The rain starts again, we begin our walk home and there he is at the level crossing at the head of the queue of traffic, taking his space, fly as ever.
‘We must stop meeting like this.’ I say.
‘I don’t mind’ he says. ‘I’ve had my eye on you for years.’ I remember him always shouting ‘Hello darling!’ as he sailed past but I was sure he said that to all the females, nothing personal eh? I always waved back. I had seen him in the paper shop too, all five feet of him laughing and joking all over the place. How tiresome to be always merry I thought.
‘I’ve got a bed sit in Harding road, number forty five and you know where I work don’t you? The scrap yard in Queens Road.’ He winks.

The train passes so I don’t hear his next few comments. He rides off at the head of the procession of cars, stately in a curious way. He turns to look at us.
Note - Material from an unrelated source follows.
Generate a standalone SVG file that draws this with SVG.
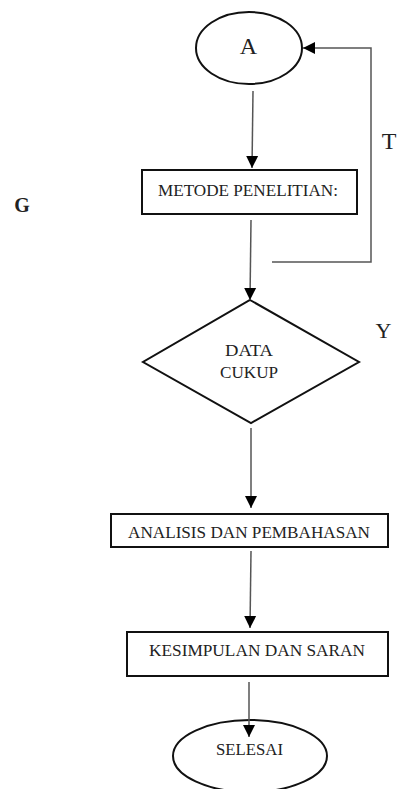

‘The dog’s welcome too, any time.’ A car swerves out to overtake him, he waves it on grandly then he is gone and I turn off into my own road. I am careful that there is nobody watching me as I open my front door.

I know this small event would have had me raging a few years ago, what a cheek! I would have said to my receptive angry self. And it is certainly a bit of an impertinence to chat up a woman while riding a tricycle but I am convinced that if I had said ‘yes’ he would have accommodated me and my dog somewhere on his tricycle and driven me away to his bed sit and not a lot of women get an offer like that – or want one.